Where is anything in any of the bills that actually reduces the cost of health care,   things like tax-parity for health insurance purchased by individuals, or interstate competition or expansion of health savings accounts or  deregulation of  health care providers.  The Republicans are at least addressing tort reform which is actually one of the most difficult issues.  There is a ton of easy stuff based on free market  (or free-er market) principles that would actually help small business.  But this government seems intent on destroying small business instead.

3 thoughts on “Reason Enough to Oppose the Senate Health Care Bill”

  1. When I attended the Eric Massa (29th District*) town hall meeting, I learned something I didn’t previously know about the health insurance industry.

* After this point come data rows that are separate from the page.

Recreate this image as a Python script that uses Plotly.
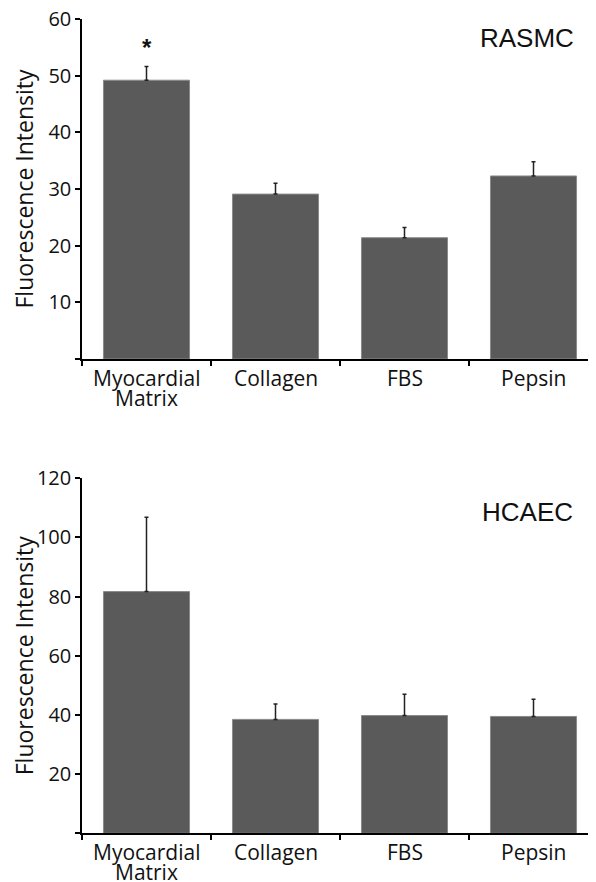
import plotly.graph_objects as go

categories = ["Myocardial Matrix", "Collagen", "FBS", "Pepsin"]
rasmc_values = [49.2, 29.1, 21.4, 32.3]
rasmc_err = [2.4, 1.9, 1.8, 2.5]
hcaec_values = [81.7, 38.5, 39.8, 39.5]
hcaec_err = [25.1, 5.2, 7.2, 5.8]

# page is offset by the default 8px body margin; the figure fills the rest
OFF = 8
W, H = 596 - OFF, 882 - OFF
BAR = "#5a5a5a"
FONT = "Open Sans"
TXT = "#111"
TICKFONT = dict(family=FONT, size=20, color=TXT)


def px(xp):
    return (xp - OFF) / W


def py(yp):
    return (H - (yp - OFF)) / H


fig = go.Figure()
for vals, errs, xa, ya in [(rasmc_values, rasmc_err, "x", "y"),
                           (hcaec_values, hcaec_err, "x2", "y2")]:
    fig.add_trace(go.Bar(
        x=categories, y=vals, width=0.667,
        marker=dict(color=BAR, line=dict(color="#8a8a8a", width=1)),
        error_y=dict(type="data", array=errs, symmetric=False,
                     arrayminus=[0] * len(errs), color="#222",
                     thickness=1.5, width=2),
        xaxis=xa, yaxis=ya, showlegend=False, hoverinfo="skip"))

xdom = [px(82), 1.0]
xrange = [-0.5, 3.5 - 2 / 129]
common_x = dict(domain=xdom, range=xrange, type="category", tickson="boundaries",
                ticks="outside", ticklen=5, tickwidth=1.5, tickcolor="black",
                showline=True, linecolor="black", linewidth=1.5,
                showticklabels=False, showgrid=False, zeroline=False,
                automargin=False)
common_y = dict(ticks="outside", ticklen=5, tickwidth=1.5, tickcolor="black",
                showline=True, linecolor="black", linewidth=1.5,
                tickfont=TICKFONT, showgrid=False, zeroline=False,
                automargin=False, ticklabeloverflow="allow")

top_dom = [py(359), py(19)]
bot_dom = [py(833.3), py(478.3)]

annotations = []
for xa, ya, dom in [("x", "y", top_dom), ("x2", "y2", bot_dom)]:
    for c in categories:
        words = c.split(" ")
        for i, w in enumerate(words):
            annotations.append(dict(
                text=w, x=c, y=0, xref=xa, yref=ya, yanchor="middle",
                yshift=-19 - 20 * i, showarrow=False,
                font=dict(family=FONT, size=21, color=TXT)))
    annotations.append(dict(
        text="Fluorescence Intensity", textangle=-90,
        x=px(23.5), y=(dom[0] + dom[1]) / 2, xref="paper", yref="paper",
        xanchor="center", yanchor="middle", showarrow=False,
        font=dict(family=FONT, size=23, color=TXT)))

annotations += [
    dict(text="RASMC", x=px(527), y=py(38), xref="paper", yref="paper",
         xanchor="center", yanchor="middle",
         showarrow=False, font=dict(family="Liberation Sans", size=26, color=TXT)),
    dict(text="HCAEC", x=px(527), y=py(511.7), xref="paper", yref="paper",
         xanchor="center", yanchor="middle",
         showarrow=False, font=dict(family="Liberation Sans", size=26, color=TXT)),
    dict(text="<b>*</b>", x=categories[0], y=rasmc_values[0] + rasmc_err[0],
         xref="x", yref="y", yanchor="bottom", yshift=4, showarrow=False,
         font=dict(family="Liberation Sans", size=24, color=TXT)),
]

fig.update_layout(
    width=W, height=H, margin=dict(l=0, r=0, t=0, b=0),
    paper_bgcolor="white", plot_bgcolor="white",
    xaxis=dict(**common_x, anchor="y"),
    yaxis=dict(**common_y, anchor="x", domain=top_dom,
               range=[0, 60], tickvals=[0, 10, 20, 30, 40, 50, 60],
               ticktext=["", "10", "20", "30", "40", "50", "60"]),
    xaxis2=dict(**common_x, anchor="y2"),
    yaxis2=dict(**common_y, anchor="x2", domain=bot_dom,
                range=[0, 120], tickvals=[0, 20, 40, 60, 80, 100, 120],
                ticktext=["", "20", "40", "60", "80", "100", "120"]),
    annotations=annotations,
)

fig.write_html("out.html")
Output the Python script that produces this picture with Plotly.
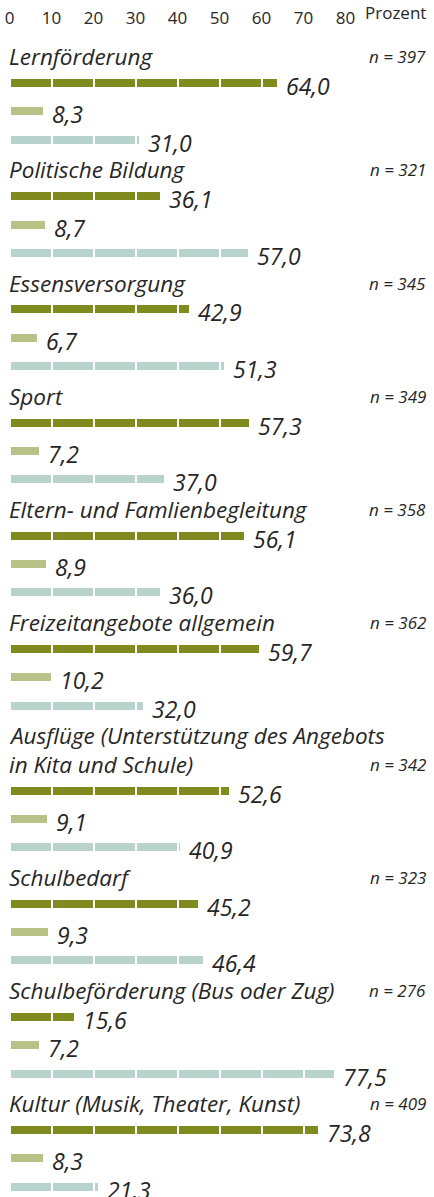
import plotly.graph_objects as go

# --- data -------------------------------------------------------------
categories = [
    "Lernförderung",
    "Politische Bildung",
    "Essensversorgung",
    "Sport",
    "Eltern- und Famlienbegleitung",
    "Freizeitangebote allgemein",
    "Ausflüge (Unterstützung des Angebots\nin Kita und Schule)",
    "Schulbedarf",
    "Schulbeförderung (Bus oder Zug)",
    "Kultur (Musik, Theater, Kunst)",
]
n_values = [397, 321, 345, 349, 358, 362, 342, 323, 276, 409]
values_1 = [64.0, 36.1, 42.9, 57.3, 56.1, 59.7, 52.6, 45.2, 15.6, 73.8]
values_2 = [8.3, 8.7, 6.7, 7.2, 8.9, 10.2, 9.1, 9.3, 7.2, 8.3]
values_3 = [31.0, 57.0, 51.3, 37.0, 36.0, 32.0, 40.9, 46.4, 77.5, 21.3]
tick_values = [0, 10, 20, 30, 40, 50, 60, 70, 80]
tick_labels = ["0", "10", "20", "30", "40", "50", "60", "70", "80"]
axis_unit = "Prozent"

# --- styling ----------------------------------------------------------
series = [values_1, values_2, values_3]
colors = ["#808b1f", "#b8c287", "#b7d3cc"]
TEXT = "#262626"
FONT = "Open Sans"
W, H = 434, 1197
TOP = 28                  # room for the percentage scale
ROW_PX = 28.3             # height of one row in pixels
FIRST_BAR_PX = 83         # pixel position of the first bar row
X0_PX = 9.5               # pixel position of value 0
PX_PER_UNIT = 4.2
SEG = 10                  # bars are split into 10-percent pieces

# --- row positions ----------------------------------------------------
title_rows, bar_rows = [], []
r = 0
for label in categories:
    lines = label.split("\n")
    title_rows.append([r + i for i in range(len(lines))])
    r += len(lines) - 1
    bar_rows.append([r + 1, r + 2, r + 3])
    r += 4

fig = go.Figure()

# stacked 10-percent segments, separated by white outlines
n_seg = 8
for k in range(n_seg):
    xs, ys, cs = [], [], []
    for gi in range(len(categories)):
        for si, vals in enumerate(series):
            v = vals[gi]
            xs.append(max(0.0, min(SEG, v - SEG * k)))
            ys.append(bar_rows[gi][si])
            cs.append(colors[si])
    fig.add_trace(go.Bar(
        x=xs, y=ys, orientation="h",
        marker=dict(color=cs, line=dict(color="white", width=2)),
        width=10 / ROW_PX,
        hoverinfo="skip", showlegend=False,
    ))

annotations = []
# value labels
for gi in range(len(categories)):
    for si, vals in enumerate(series):
        v = vals[gi]
        annotations.append(dict(
            x=v, y=bar_rows[gi][si], xref="x", yref="y",
            text=f"{v:.1f}".replace(".", ","),
            xanchor="left", yanchor="middle", xshift=6, yshift=-3,
            showarrow=False,
            font=dict(family=FONT, size=23, color=TEXT, style="italic"),
        ))
    # category titles
    for li, line in enumerate(categories[gi].split("\n")):
        annotations.append(dict(
            x=0, y=title_rows[gi][li], xref="paper", yref="y",
            text=line, xanchor="left", yanchor="middle", xshift=7, yshift=-2,
            showarrow=False,
            font=dict(family=FONT, size=22.5, color=TEXT, style="italic"),
        ))
    # sample size
    annotations.append(dict(
        x=1, y=title_rows[gi][-1], xref="paper", yref="y",
        text=f"n = {n_values[gi]}", xanchor="right", yanchor="middle",
        xshift=-6, yshift=-2, showarrow=False,
        font=dict(family=FONT, size=17, color=TEXT, style="italic"),
    ))

# unit label next to the scale
annotations.append(dict(
    x=1, y=1, xref="paper", yref="paper", text=axis_unit,
    xanchor="right", yanchor="bottom", xshift=-6, yshift=2,
    showarrow=False, font=dict(family=FONT, size=17, color=TEXT),
))

x_range = [-X0_PX / PX_PER_UNIT, (W - X0_PX) / PX_PER_UNIT]
y_top = 1 + (TOP - FIRST_BAR_PX) / ROW_PX
y_bottom = 1 + (H - FIRST_BAR_PX) / ROW_PX

fig.update_layout(
    width=W, height=H,
    margin=dict(l=0, r=0, t=TOP, b=0),
    paper_bgcolor="white", plot_bgcolor="white",
    barmode="stack", bargap=0,
    annotations=annotations,
    xaxis=dict(
        range=x_range, side="top", tickmode="array",
        tickvals=tick_values, ticktext=tick_labels,
        showgrid=False, zeroline=False, showline=False, ticks="",
        tickfont=dict(family=FONT, size=17, color=TEXT),
        fixedrange=True,
    ),
    yaxis=dict(
        range=[y_bottom, y_top], showticklabels=False, showgrid=False,
        zeroline=False, showline=False, ticks="", fixedrange=True,
    ),
)

fig.write_html("out.html")
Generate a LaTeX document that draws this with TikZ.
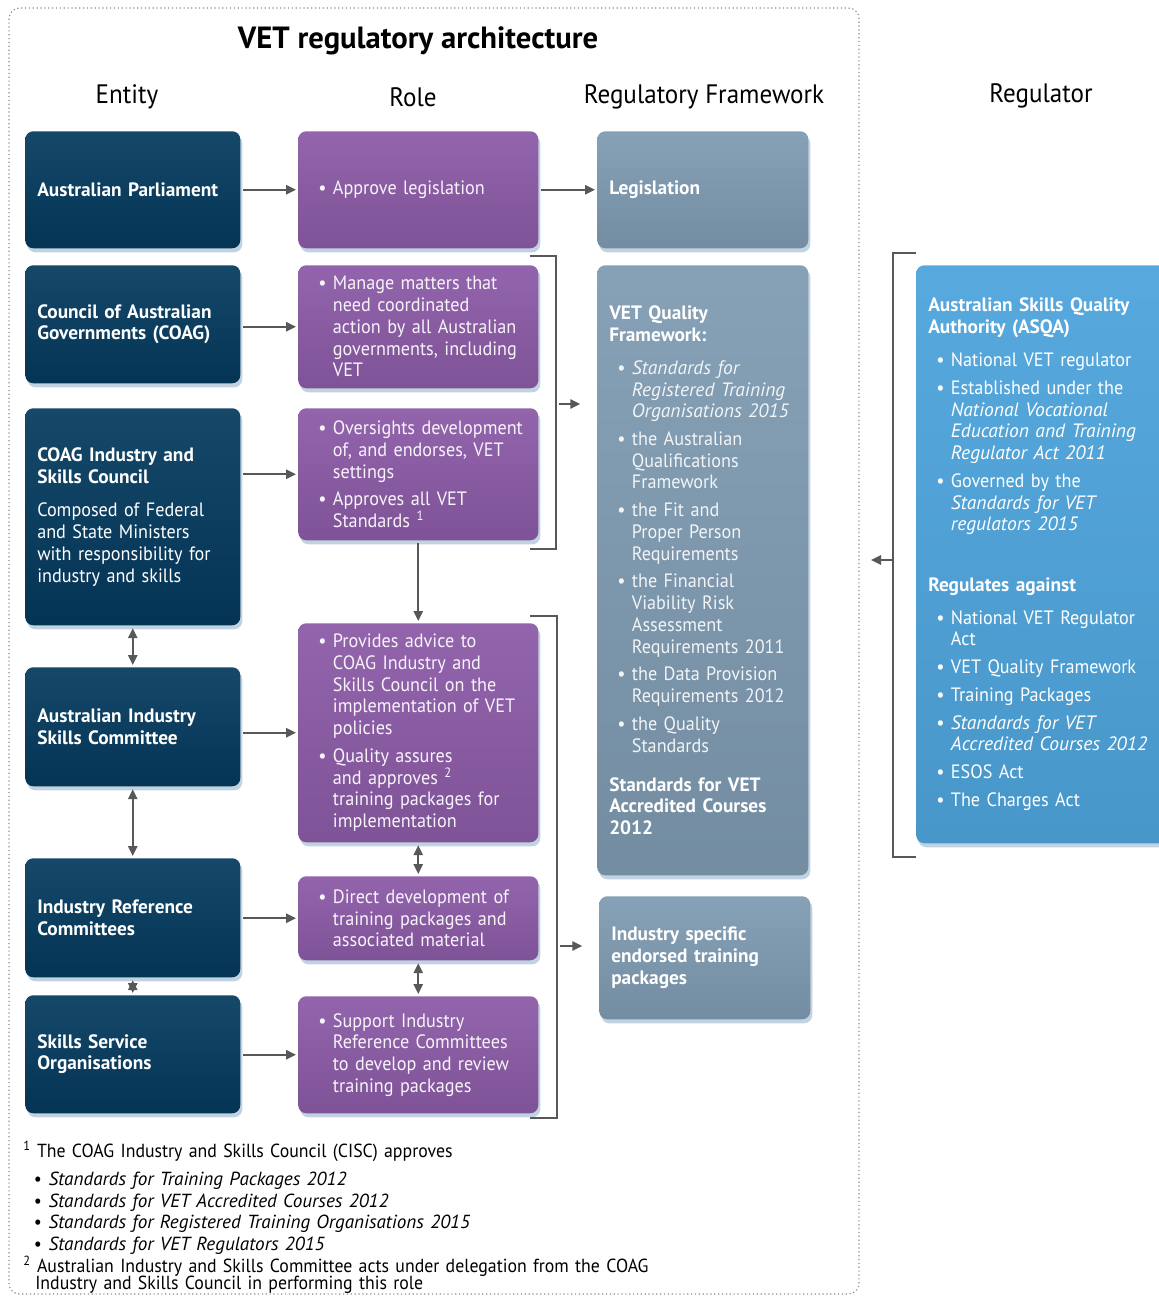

I knew they couldn’t compete across State lines, but I didn’t know they weren’t subject to Sherman anti-trust laws. They meet legally to divide up the country into small geographical regions and decide what companies (usually 2, but 3, if you’re lucky) will compete there.

    In any given night of TV watching I routinely see ads for 6 different auto insurance companies (Allstate, State Farm, Progressive, Geico, E-Surance, The General) that all boast saving money.

    The health insurers need to be brought under anti-trust laws and customers need to be allowed to buy across State lines.

    *(I live in the 28th District, but Louise Slaughter is too much of a weasel to hold town hall meetings.)

  2. Excellent point, Max. NFIB, among other, has been pushing interstate competition forever. But our rulers don’t hear anything but centralization, taxes and power grabbing. All “solutions” must come directly from Washington D.C. I don’t see any serious interest in increasing supply and reducing cost. It’s simply centralization of power and rewarding political supporters.